Aim of the exercise => Transcribe the material exactly. Images do not belong in the copy.

Recorded data =>

◇ ◇ ◇ ◇ ◇ ◇ ◇

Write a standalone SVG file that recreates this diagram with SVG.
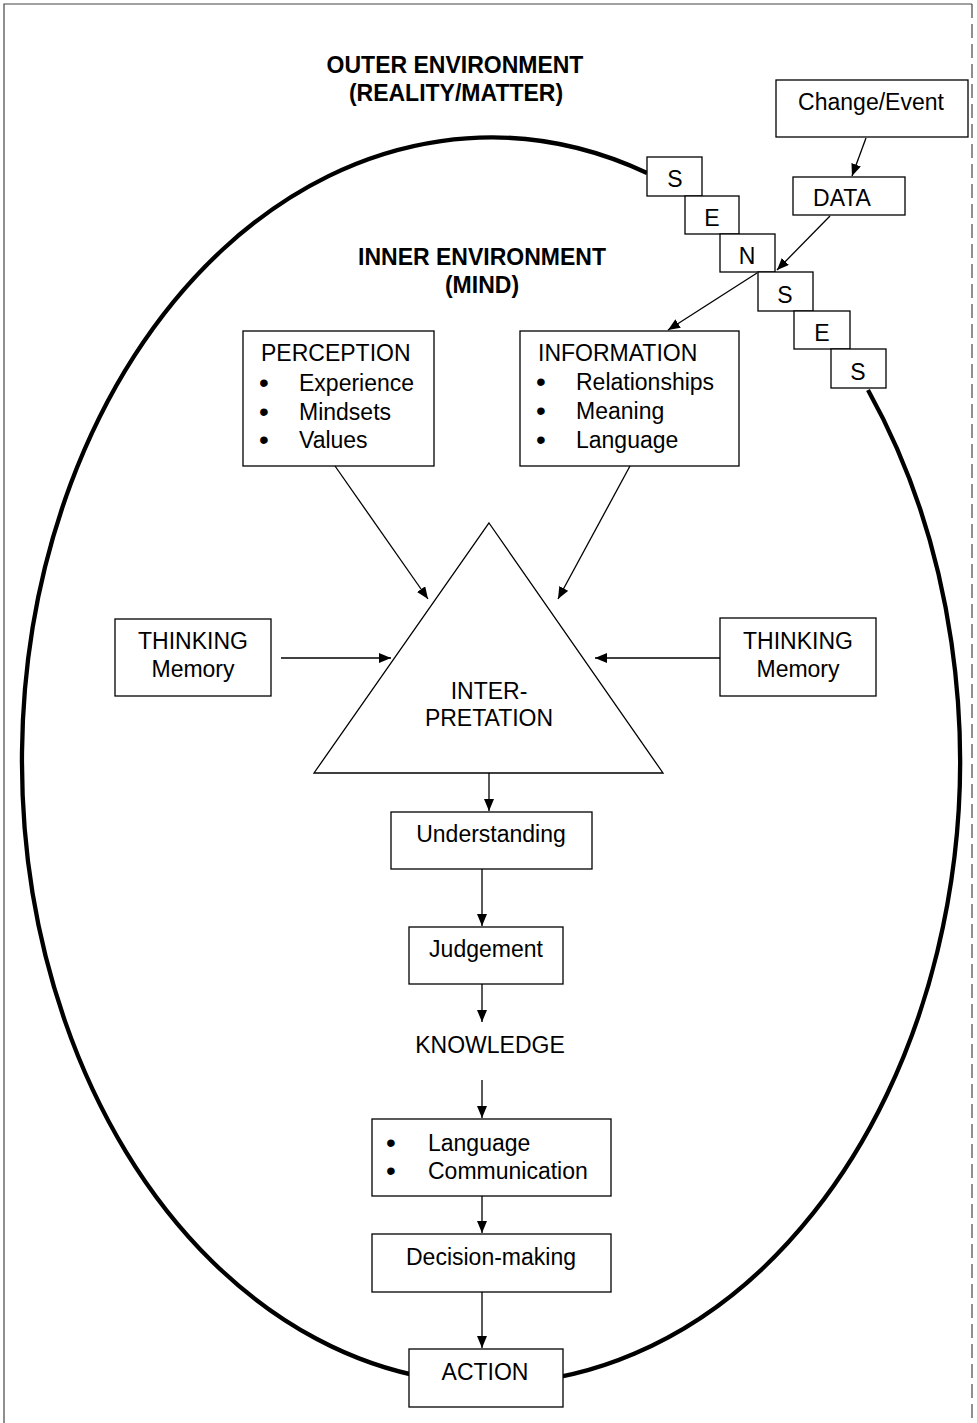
<svg xmlns="http://www.w3.org/2000/svg" width="977" height="1423" viewBox="0 0 977 1423">
<style>
.box{fill:#fff;stroke:#000;stroke-width:1.3}
.t{font-family:"Liberation Sans",Arial,sans-serif;font-size:23px;fill:#000}
.bu{font-size:28px}
.b{font-weight:bold}
.c{text-anchor:middle}
.conn line{stroke:#000;stroke-width:1.3;marker-end:url(#ah)}
.frame{fill:none;stroke:#444;stroke-width:1.2}
</style>
<defs>
<marker id="ah" viewBox="0 0 12 10" refX="12" refY="5" markerWidth="12" markerHeight="10" markerUnits="userSpaceOnUse" orient="auto">
<path d="M0,0 L12,5 L0,10 z" fill="#000"/>
</marker>
</defs>
<rect width="977" height="1423" fill="#fff"/>
<g id="frame">
<path class="frame" d="M4,1423 L4,4 L972,4"/>
<path class="frame" d="M972,4 L972,1423" stroke-dasharray="14,6"/>
</g>
<g id="outer-mind-boundary">
<path d="M868,390 A469,623 0 1 1 647,173" fill="none" stroke="#000" stroke-width="4.3"/>
</g>
<g id="headings">
<text class="t b c" x="455" y="73">OUTER ENVIRONMENT</text>
<text class="t b c" x="456" y="101">(REALITY/MATTER)</text>
<text class="t b c" x="482" y="265">INNER ENVIRONMENT</text>
<text class="t b c" x="482" y="293">(MIND)</text>
</g>
<g id="change-event"><rect class="box" x="776" y="80" width="192" height="57"/><text class="t c" x="871" y="110">Change/Event</text></g>
<g id="data"><rect class="box" x="793" y="177" width="112" height="38"/><text class="t c" x="842" y="206">DATA</text></g>
<g id="senses">
<g id="sense-s1"><rect class="box" x="647" y="157" width="55" height="39"/><text class="t c" x="675" y="187">S</text></g>
<g id="sense-e1"><rect class="box" x="685" y="196" width="54" height="38"/><text class="t c" x="712" y="226">E</text></g>
<g id="sense-n"><rect class="box" x="720" y="234" width="55" height="38"/><text class="t c" x="747" y="264">N</text></g>
<g id="sense-s2"><rect class="box" x="758" y="272" width="55" height="39"/><text class="t c" x="785" y="303">S</text></g>
<g id="sense-e2"><rect class="box" x="794" y="311" width="56" height="38"/><text class="t c" x="822" y="341">E</text></g>
<g id="sense-s3"><rect class="box" x="831" y="349" width="55" height="39"/><text class="t c" x="858" y="380">S</text></g>
</g>
<g id="perception"><rect class="box" x="243" y="331" width="191" height="135"/>
<text class="t" x="261" y="361">PERCEPTION</text>
<text class="t bu" x="259" y="392">•</text><text class="t" x="299" y="391">Experience</text>
<text class="t bu" x="259" y="421">•</text><text class="t" x="299" y="420">Mindsets</text>
<text class="t bu" x="259" y="449">•</text><text class="t" x="299" y="448">Values</text>
</g>
<g id="information"><rect class="box" x="520" y="331" width="219" height="135"/>
<text class="t" x="538" y="361">INFORMATION</text>
<text class="t bu" x="536" y="391">•</text><text class="t" x="576" y="390">Relationships</text>
<text class="t bu" x="536" y="420">•</text><text class="t" x="576" y="419">Meaning</text>
<text class="t bu" x="536" y="449">•</text><text class="t" x="576" y="448">Language</text>
</g>
<g id="interpretation"><path class="box" d="M489,523 L663,773 L314,773 Z"/>
<text class="t c" x="489" y="699">INTER-</text>
<text class="t c" x="489" y="726">PRETATION</text>
</g>
<g id="thinking-left"><rect class="box" x="115" y="619" width="156" height="77"/>
<text class="t c" x="193" y="649">THINKING</text><text class="t c" x="193" y="677">Memory</text></g>
<g id="thinking-right"><rect class="box" x="720" y="618" width="156" height="78"/>
<text class="t c" x="798" y="649">THINKING</text><text class="t c" x="798" y="677">Memory</text></g>
<g id="understanding"><rect class="box" x="391" y="812" width="201" height="57"/><text class="t c" x="491" y="842">Understanding</text></g>
<g id="judgement"><rect class="box" x="409" y="927" width="154" height="57"/><text class="t c" x="486" y="957">Judgement</text></g>
<g id="knowledge"><text class="t c" x="490" y="1053">KNOWLEDGE</text></g>
<g id="language-communication"><rect class="box" x="372" y="1119" width="239" height="77"/>
<text class="t bu" x="386" y="1152">•</text><text class="t" x="428" y="1151">Language</text>
<text class="t bu" x="386" y="1180">•</text><text class="t" x="428" y="1179">Communication</text></g>
<g id="decision-making"><rect class="box" x="372" y="1234" width="239" height="58"/><text class="t c" x="491" y="1265">Decision-making</text></g>
<g id="action"><rect class="box" x="409" y="1349" width="154" height="58"/><text class="t c" x="485" y="1380">ACTION</text></g>
<g id="connectors" class="conn">
<line x1="866" y1="138" x2="852" y2="176"/>
<line x1="830" y1="216" x2="777" y2="270"/>
<line x1="757" y1="273" x2="668" y2="330"/>
<line x1="335" y1="466" x2="428" y2="599"/>
<line x1="630" y1="466" x2="558" y2="599"/>
<line x1="281" y1="658" x2="391" y2="658"/>
<line x1="720" y1="658" x2="595" y2="658"/>
<line x1="489" y1="773" x2="489" y2="811"/>
<line x1="482" y1="869" x2="482" y2="926"/>
<line x1="482" y1="984" x2="482" y2="1022"/>
<line x1="482" y1="1080" x2="482" y2="1118"/>
<line x1="482" y1="1196" x2="482" y2="1233"/>
<line x1="482" y1="1292" x2="482" y2="1348"/>
</g>
</svg>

◇ ◇ ◇ ◇ ◇ ◇ ◇

Response to the task =>
Write a standalone SVG file that recreates this diagram with SVG.
<svg xmlns="http://www.w3.org/2000/svg" width="977" height="1423" viewBox="0 0 977 1423">
<style>
.box{fill:#fff;stroke:#000;stroke-width:1.3}
.t{font-family:"Liberation Sans",Arial,sans-serif;font-size:23px;fill:#000}
.bu{font-size:28px}
.b{font-weight:bold}
.c{text-anchor:middle}
.conn line{stroke:#000;stroke-width:1.3;marker-end:url(#ah)}
.frame{fill:none;stroke:#444;stroke-width:1.2}
</style>
<defs>
<marker id="ah" viewBox="0 0 12 10" refX="12" refY="5" markerWidth="12" markerHeight="10" markerUnits="userSpaceOnUse" orient="auto">
<path d="M0,0 L12,5 L0,10 z" fill="#000"/>
</marker>
</defs>
<rect width="977" height="1423" fill="#fff"/>
<g id="frame">
<path class="frame" d="M4,1423 L4,4 L972,4"/>
<path class="frame" d="M972,4 L972,1423" stroke-dasharray="14,6"/>
</g>
<g id="outer-mind-boundary">
<path d="M868,390 A469,623 0 1 1 647,173" fill="none" stroke="#000" stroke-width="4.3"/>
</g>
<g id="headings">
<text class="t b c" x="455" y="73">OUTER ENVIRONMENT</text>
<text class="t b c" x="456" y="101">(REALITY/MATTER)</text>
<text class="t b c" x="482" y="265">INNER ENVIRONMENT</text>
<text class="t b c" x="482" y="293">(MIND)</text>
</g>
<g id="change-event"><rect class="box" x="776" y="80" width="192" height="57"/><text class="t c" x="871" y="110">Change/Event</text></g>
<g id="data"><rect class="box" x="793" y="177" width="112" height="38"/><text class="t c" x="842" y="206">DATA</text></g>
<g id="senses">
<g id="sense-s1"><rect class="box" x="647" y="157" width="55" height="39"/><text class="t c" x="675" y="187">S</text></g>
<g id="sense-e1"><rect class="box" x="685" y="196" width="54" height="38"/><text class="t c" x="712" y="226">E</text></g>
<g id="sense-n"><rect class="box" x="720" y="234" width="55" height="38"/><text class="t c" x="747" y="264">N</text></g>
<g id="sense-s2"><rect class="box" x="758" y="272" width="55" height="39"/><text class="t c" x="785" y="303">S</text></g>
<g id="sense-e2"><rect class="box" x="794" y="311" width="56" height="38"/><text class="t c" x="822" y="341">E</text></g>
<g id="sense-s3"><rect class="box" x="831" y="349" width="55" height="39"/><text class="t c" x="858" y="380">S</text></g>
</g>
<g id="perception"><rect class="box" x="243" y="331" width="191" height="135"/>
<text class="t" x="261" y="361">PERCEPTION</text>
<text class="t bu" x="259" y="392">•</text><text class="t" x="299" y="391">Experience</text>
<text class="t bu" x="259" y="421">•</text><text class="t" x="299" y="420">Mindsets</text>
<text class="t bu" x="259" y="449">•</text><text class="t" x="299" y="448">Values</text>
</g>
<g id="information"><rect class="box" x="520" y="331" width="219" height="135"/>
<text class="t" x="538" y="361">INFORMATION</text>
<text class="t bu" x="536" y="391">•</text><text class="t" x="576" y="390">Relationships</text>
<text class="t bu" x="536" y="420">•</text><text class="t" x="576" y="419">Meaning</text>
<text class="t bu" x="536" y="449">•</text><text class="t" x="576" y="448">Language</text>
</g>
<g id="interpretation"><path class="box" d="M489,523 L663,773 L314,773 Z"/>
<text class="t c" x="489" y="699">INTER-</text>
<text class="t c" x="489" y="726">PRETATION</text>
</g>
<g id="thinking-left"><rect class="box" x="115" y="619" width="156" height="77"/>
<text class="t c" x="193" y="649">THINKING</text><text class="t c" x="193" y="677">Memory</text></g>
<g id="thinking-right"><rect class="box" x="720" y="618" width="156" height="78"/>
<text class="t c" x="798" y="649">THINKING</text><text class="t c" x="798" y="677">Memory</text></g>
<g id="understanding"><rect class="box" x="391" y="812" width="201" height="57"/><text class="t c" x="491" y="842">Understanding</text></g>
<g id="judgement"><rect class="box" x="409" y="927" width="154" height="57"/><text class="t c" x="486" y="957">Judgement</text></g>
<g id="knowledge"><text class="t c" x="490" y="1053">KNOWLEDGE</text></g>
<g id="language-communication"><rect class="box" x="372" y="1119" width="239" height="77"/>
<text class="t bu" x="386" y="1152">•</text><text class="t" x="428" y="1151">Language</text>
<text class="t bu" x="386" y="1180">•</text><text class="t" x="428" y="1179">Communication</text></g>
<g id="decision-making"><rect class="box" x="372" y="1234" width="239" height="58"/><text class="t c" x="491" y="1265">Decision-making</text></g>
<g id="action"><rect class="box" x="409" y="1349" width="154" height="58"/><text class="t c" x="485" y="1380">ACTION</text></g>
<g id="connectors" class="conn">
<line x1="866" y1="138" x2="852" y2="176"/>
<line x1="830" y1="216" x2="777" y2="270"/>
<line x1="757" y1="273" x2="668" y2="330"/>
<line x1="335" y1="466" x2="428" y2="599"/>
<line x1="630" y1="466" x2="558" y2="599"/>
<line x1="281" y1="658" x2="391" y2="658"/>
<line x1="720" y1="658" x2="595" y2="658"/>
<line x1="489" y1="773" x2="489" y2="811"/>
<line x1="482" y1="869" x2="482" y2="926"/>
<line x1="482" y1="984" x2="482" y2="1022"/>
<line x1="482" y1="1080" x2="482" y2="1118"/>
<line x1="482" y1="1196" x2="482" y2="1233"/>
<line x1="482" y1="1292" x2="482" y2="1348"/>
</g>
</svg>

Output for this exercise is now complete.